The goal of this project is to develop a CPS solution for autonomous buildings that will enable non-expert building managers to deploy asset-specific, smart control policies. The advantage of the proposed solution relies on the fact that the approach can be applied on a large-scale even without any human intervention. The resulting software solution is the Artificial-Intelligence-Enabled Building Energy Expert (AI-BEE) and it will be demonstrated using simulations and experiments at the Center for High Performance Buildings at Purdue University. The proposed research will result in foundational contributions in core CPS areas, including machine learning and control, that will be translational to other application areas, such as large-scale energy systems (power grid), transportation, civil infrastructure, and unmanned vehicles.

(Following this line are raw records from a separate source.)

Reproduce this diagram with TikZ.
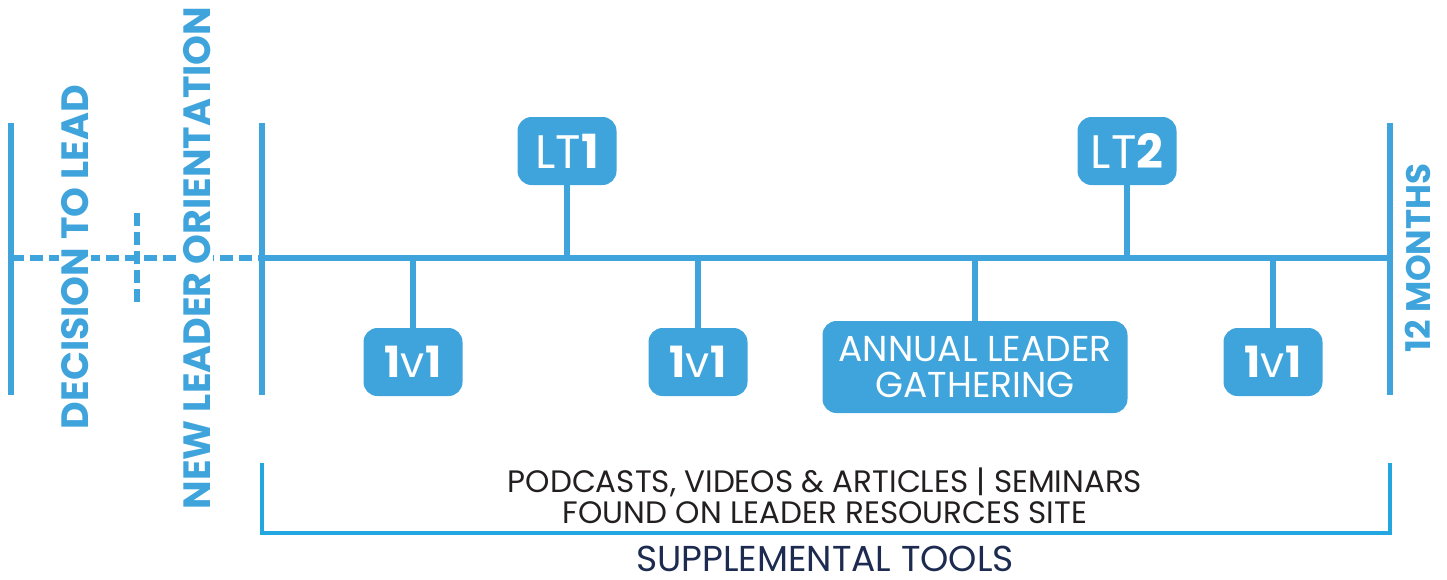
\documentclass[tikz,border=0pt]{standalone}
\usepackage{fontspec}
\setmainfont{Poppins}
\definecolor{lblue}{HTML}{3FA4DC}
\definecolor{bblue}{HTML}{22A7E0}
\definecolor{navy}{HTML}{1C2B4F}
\definecolor{tgray}{HTML}{231F20}
\begin{document}
\begin{tikzpicture}[x=1pt, y=-1pt,
    event/.style={rectangle, rounded corners=14pt, fill=lblue, text=white, inner sep=0pt, minimum height=68pt, minimum width=99pt, font=\fontsize{43}{43}\selectfont},
    stem/.style={draw=lblue, line width=5.5pt},
    dashstem/.style={draw=lblue, line width=5.5pt, dash pattern=on 13pt off 6pt},
    bracket/.style={draw=bblue, line width=3.5pt},
    vlabel/.style={rotate=90, text=lblue, fill=white, inner sep=2pt, font=\bfseries\fontsize{38}{38}\selectfont}
    ]
    \useasboundingbox (0,0) rectangle (1447,579);

    % Coordinates
    \coordinate (dtop) at (11,123);   \coordinate (dbot) at (11,395);
    \coordinate (stop) at (262,123);  \coordinate (sbot) at (262,395);
    \coordinate (etop) at (1390,123); \coordinate (ebot) at (1390,395);
    \coordinate (dmid) at (11,258);
    \coordinate (start) at (262,258); \coordinate (end) at (1390,258);
    \coordinate (otop) at (137,213);  \coordinate (obot) at (137,303);

    % Lead-in
    \draw[dashstem] (dmid) -- (start);
    \draw[dashstem] (otop) -- (obot);
    \node[vlabel] (decide) at (75,257) {DECISION TO LEAD};
    \node[vlabel] (orient) at (197,258) {NEW LEADER ORIENTATION};

    % Bars and timeline
    \draw[stem] (dtop) -- (dbot);
    \draw[stem] (stop) -- (sbot);
    \draw[stem] (etop) -- (ebot);
    \draw[stem] (start) -- (end);
    \node[vlabel, font=\bfseries\fontsize{34}{34}\selectfont] (months) at (1418,258) {12 MONTHS};

    % Nodes
    \node[event, font=\fontsize{47}{47}\selectfont] at (567,151) (lt1) {LT\textbf{1}};
    \node[event, font=\fontsize{47}{47}\selectfont] at (1127,151) (lt2) {LT\textbf{2}};
    \node[event] at (413,362) (oa) {\textbf{1}v\textbf{1}};
    \node[event] at (698,362) (ob) {\textbf{1}v\textbf{1}};
    \node[event] at (1273,362) (oc) {\textbf{1}v\textbf{1}};
    \node[event, minimum width=305pt, minimum height=92pt, align=center, font=\fontsize{36}{36}\selectfont] at (975,367) (alg) {ANNUAL LEADER\\GATHERING};

    \draw[stem] (lt1) -- (lt1 |- start);
    \draw[stem] (lt2) -- (lt2 |- start);
    \draw[stem] (oa) -- (oa |- start);
    \draw[stem] (ob) -- (ob |- start);
    \draw[stem] (oc) -- (oc |- start);
    \draw[stem] (alg) -- (alg |- start);

    % Supplemental tools
    \coordinate (bl) at (262,463); \coordinate (br) at (1390,463);
    \draw[bracket] (bl) -- ++(0,70) -| (br);
    \node[text=tgray, align=center, font=\fontsize{31}{31}\selectfont] at (825,496) (tools) {PODCASTS, VIDEOS \& ARTICLES | SEMINARS\\FOUND ON LEADER RESOURCES SITE};
    \node[text=navy, inner sep=0pt, font=\fontsize{36}{36}\selectfont] at (825,559) (supp) {SUPPLEMENTAL TOOLS};
\end{tikzpicture}
\end{document}
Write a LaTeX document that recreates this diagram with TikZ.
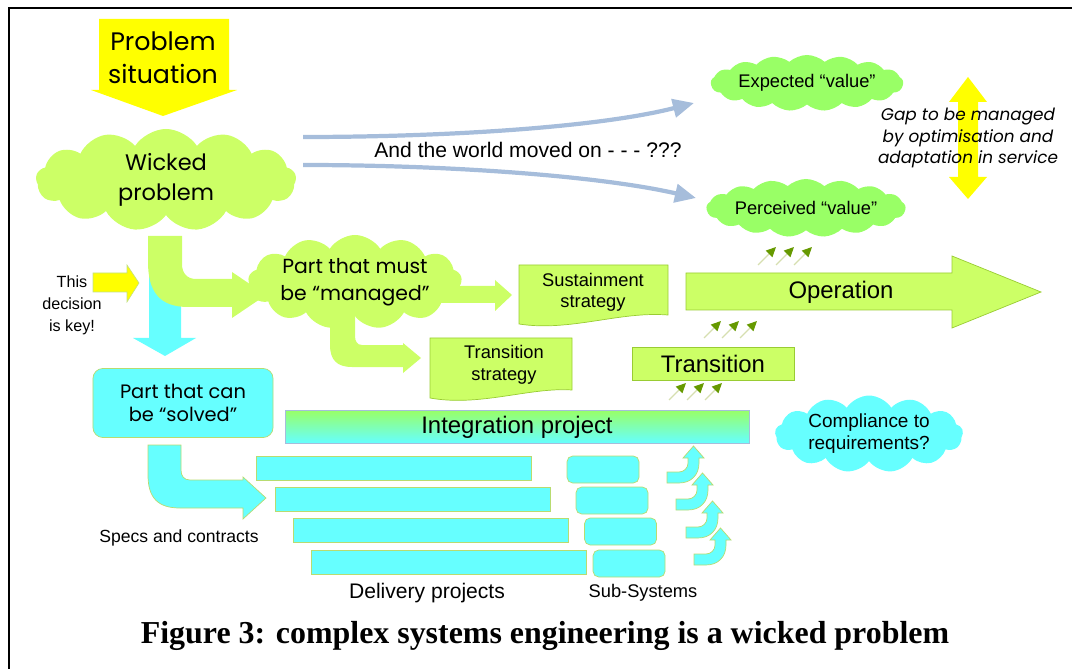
\documentclass[tikz,border=0pt]{standalone}
\usepackage{fontspec}
\setmainfont{Liberation Sans}
\newfontfamily\comicfont{Poppins}
\newfontfamily\captionfont{Liberation Serif}
\usetikzlibrary{arrows.meta,shapes.symbols,positioning,calc}

\definecolor{probyellow}{HTML}{FFFF00}
\definecolor{limegreen}{HTML}{CCFF66}
\definecolor{valuegreen}{HTML}{99FF66}
\definecolor{solvecyan}{HTML}{66FFFF}
\definecolor{edgegreen}{HTML}{99CC33}
\definecolor{worldblue}{HTML}{A6BDDB}
\definecolor{feedgreen}{HTML}{669900}
\definecolor{feedtail}{HTML}{D6DFB0}

\tikzset{
  idea/.style={cloud, cloud puffs=13, cloud puff arc=115, cloud ignores aspect,
    inner sep=0pt, align=center},
  flatidea/.style={idea, cloud puffs=17, cloud puff arc=85},
  block/.style={fill=limegreen, draw=edgegreen, line width=0.5pt},
  solved/.style={fill=solvecyan, draw=edgegreen!70, line width=0.5pt},
  drift/.style={draw=worldblue, line width=3pt, -{Triangle[length=15pt,width=13pt]}},
  feed/.style={draw=feedtail, line width=0.8pt, -{Triangle[length=7pt,width=6.5pt,color=feedgreen]}},
  liftarrow/.pic={
    \filldraw[solved] (0,0) -- (12,0) .. controls (24,0) and (32,-8) .. (32,-20)
      -- (32,-25) -- (37,-25) -- (26.5,-37) -- (16,-25) -- (21,-25) -- (21,-20)
      .. controls (21,-15) and (17,-11) .. (12,-11) -- (0,-11) -- cycle;
  }
}

\begin{document}
\begin{tikzpicture}[x=0.025cm, y=-0.025cm]
  \useasboundingbox (0,0) rectangle (1072,669);
  % frame
  \draw[line width=1.3pt] (9,669) -- (9,8) -- (1072,8);

  % problem situation
  \fill[probyellow] (99,19) -- (229,19) -- (229,90) -- (237,90) -- (163,116)
    -- (91,90) -- (99,90) -- cycle;
  \node[font=\comicfont\fontsize{18}{23.5}\selectfont, align=center] (situation)
    at (163,58) {Problem\\situation};

  % split into the two parts
  \fill[solvecyan] (149,270) -- (181,270) -- (181,338) -- (196,338) -- (165,356)
    -- (133,338) -- (149,338) -- cycle;
  \fill[limegreen] (148,236) -- (148,262) .. controls (148,292) and (160,307) .. (188,307)
    -- (232,307) -- (232,318) -- (266,295) -- (232,272) -- (232,279) -- (196,279)
    .. controls (187,279) and (182,273) .. (182,264) -- (182,236) -- cycle;
  \filldraw[fill=probyellow, draw=edgegreen!60, line width=0.4pt] (93,273) -- (127,273)
    -- (127,265) -- (139,283) -- (127,302) -- (127,292) -- (93,292) -- cycle;
  \node[font=\fontsize{11.5}{15.6}\selectfont, align=center] (decision)
    at (72,305) {This\\decision\\is key!};

  % managed branch
  \fill[limegreen] (433,286) -- (495,286) -- (495,280) -- (512,295) -- (495,311)
    -- (495,303) -- (433,303) -- cycle;
  \fill[limegreen] (330,315) -- (330,345) .. controls (330,360) and (337,367) .. (352,367)
    -- (403,367) -- (403,373) -- (421,358) -- (403,343) -- (403,345) -- (362,345)
    .. controls (357,345) and (355,341) .. (355,336) -- (355,315) -- cycle;

  % clouds
  \node[idea, fill=limegreen, minimum width=6.5cm, minimum height=2.55cm,
    font=\comicfont\fontsize{16}{21.3}\selectfont] (wicked) at (166,180) {Wicked\\problem};
  \node[idea, fill=limegreen, minimum width=4.5cm, minimum height=2.35cm,
    font=\comicfont\fontsize{14.5}{19}\selectfont] (managed) at (355,282) {Part that must\\be “managed”};
  \node[flatidea, fill=valuegreen, minimum width=4.6cm, minimum height=1.4cm,
    font=\fontsize{13}{16}\selectfont] (expected) at (807,83) {Expected “value”};
  \node[flatidea, fill=valuegreen, minimum width=4.6cm, minimum height=1.45cm,
    font=\fontsize{13}{16}\selectfont] (perceived) at (806,208) {Perceived “value”};
  \node[idea, fill=solvecyan, minimum width=4.7cm, minimum height=1.6cm,
    font=\fontsize{13.5}{15.6}\selectfont] (compliance) at (869,434) {Compliance to\\requirements?};

  % the world moves on
  \coordinate (wickedup) at (303,137);
  \coordinate (wickeddown) at (303,165);
  \coordinate (expectin) at (694,103);
  \coordinate (perceivein) at (696,198);
  \draw[drift] (wickedup) .. controls (450,137) and (600,127) .. (expectin);
  \draw[drift] (wickeddown) .. controls (450,165) and (600,176) .. (perceivein);
  \node[font=\fontsize{15}{18}\selectfont] (world) at (528,150) {And the world moved on - - - ???};

  % gap between values
  \fill[probyellow] (968,77) -- (987,102) -- (978,102) -- (978,177) -- (987,177)
    -- (968,199) -- (949,177) -- (958,177) -- (958,102) -- (949,102) -- cycle;
  \node[font=\comicfont\itshape\fontsize{12}{15}\selectfont, align=center] (gap)
    at (968,138) {Gap to be managed\\by optimisation and\\adaptation in service};

  % strategies
  \filldraw[block] (519,265) -- (668,265) -- (668,315) .. controls (620,311) and (570,332)
    .. (519,324) -- cycle;
  \node[font=\fontsize{13}{15}\selectfont, align=center] (sustain) at (593,292) {Sustainment\\strategy};
  \filldraw[block] (430,338) -- (572,338) -- (572,390) .. controls (530,387) and (480,407)
    .. (430,398) -- cycle;
  \node[font=\fontsize{13}{16}\selectfont, align=center] (transtrat) at (504,365) {Transition\\strategy};

  % operation and transition
  \filldraw[block] (686,273) -- (952,273) -- (952,256) -- (1041,292) -- (952,328)
    -- (952,310) -- (686,310) -- cycle;
  \node[font=\fontsize{17}{20}\selectfont] (operation) at (841,292) {Operation};
  \filldraw[block] (632,347) rectangle (794,380);
  \node[font=\fontsize{17}{20}\selectfont] (transition) at (713,364) {Transition};
  \foreach \dx in {0,18,36} {
    \draw[feed] (758+\dx,265) -- (776+\dx,247);
    \draw[feed] (704+\dx,338) -- (721+\dx,321);
    \draw[feed] (669+\dx,400) -- (686+\dx,383);
  }

  % solved branch
  \node[solved, rounded corners=7pt, minimum width=4.5cm, minimum height=1.725cm,
    align=center, font=\comicfont\fontsize{13.8}{16.8}\selectfont] (solved)
    at (183,403) {Part that can\\be “solved”};
  \filldraw[solved] (148,445) -- (148,475) .. controls (148,498) and (158,508) .. (180,508)
    -- (243,508) -- (243,519) -- (266,498) -- (243,477) -- (243,480) -- (190,480)
    .. controls (184,480) and (181,476) .. (181,470) -- (181,445) -- cycle;
  \node[font=\fontsize{12.5}{15}\selectfont] (specs) at (179,538) {Specs and contracts};

  % integration project
  \shade[top color=valuegreen, bottom color=solvecyan] (285,410) rectangle (749,443);
  \draw[worldblue, line width=0.5pt] (285,410) rectangle (749,443);
  \node[font=\fontsize{17}{20}\selectfont] (integration) at (517,427) {Integration project};

  % delivery projects and sub-systems
  \foreach \dx/\dy in {0/0,19/31,37/62,55/94} {
    \filldraw[solved] (256+\dx,456+\dy) rectangle (531+\dx,480+\dy);
    \filldraw[solved, rounded corners=4pt] (567+\dx/19*9,456+\dy) rectangle (639+\dx/19*9,483+\dy);
  }
  \pic at (667,483) {liftarrow};
  \pic at (676,510) {liftarrow};
  \pic at (686,538) {liftarrow};
  \pic at (694,565) {liftarrow};
  \node[font=\fontsize{15}{18}\selectfont] (delivery) at (427,593) {Delivery projects};
  \node[font=\fontsize{13}{16}\selectfont] (subsys) at (643,593) {Sub-Systems};

  % caption
  \node[anchor=base, font=\captionfont\bfseries\fontsize{22.7}{26}\selectfont] (caption)
    at (545,643) {Figure 3: complex systems engineering is a wicked problem};
\end{tikzpicture}
\end{document}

The technical details of our approach are as follows. First, a taxonomy of building types is being developed. The idea is that the energy behavior of every building should be completely specified by a finite set of variables in a machine-readable format. Second, each complete building description is associated with a set of dynamical systems that describes the energy consumption. In this way, non-experts will be able to specify building characteristics and get a set of plausible dynamical systems that include a description of the building. This set of dynamical systems is what is called the relevant model universe to the building at hand. Third, meta reinforcement learning is being used to discover a self-improving control algorithm that works well for all dynamical models in the relevant model universe. The final step is to deploy the discovered algorithm to the building and let it self-improve further.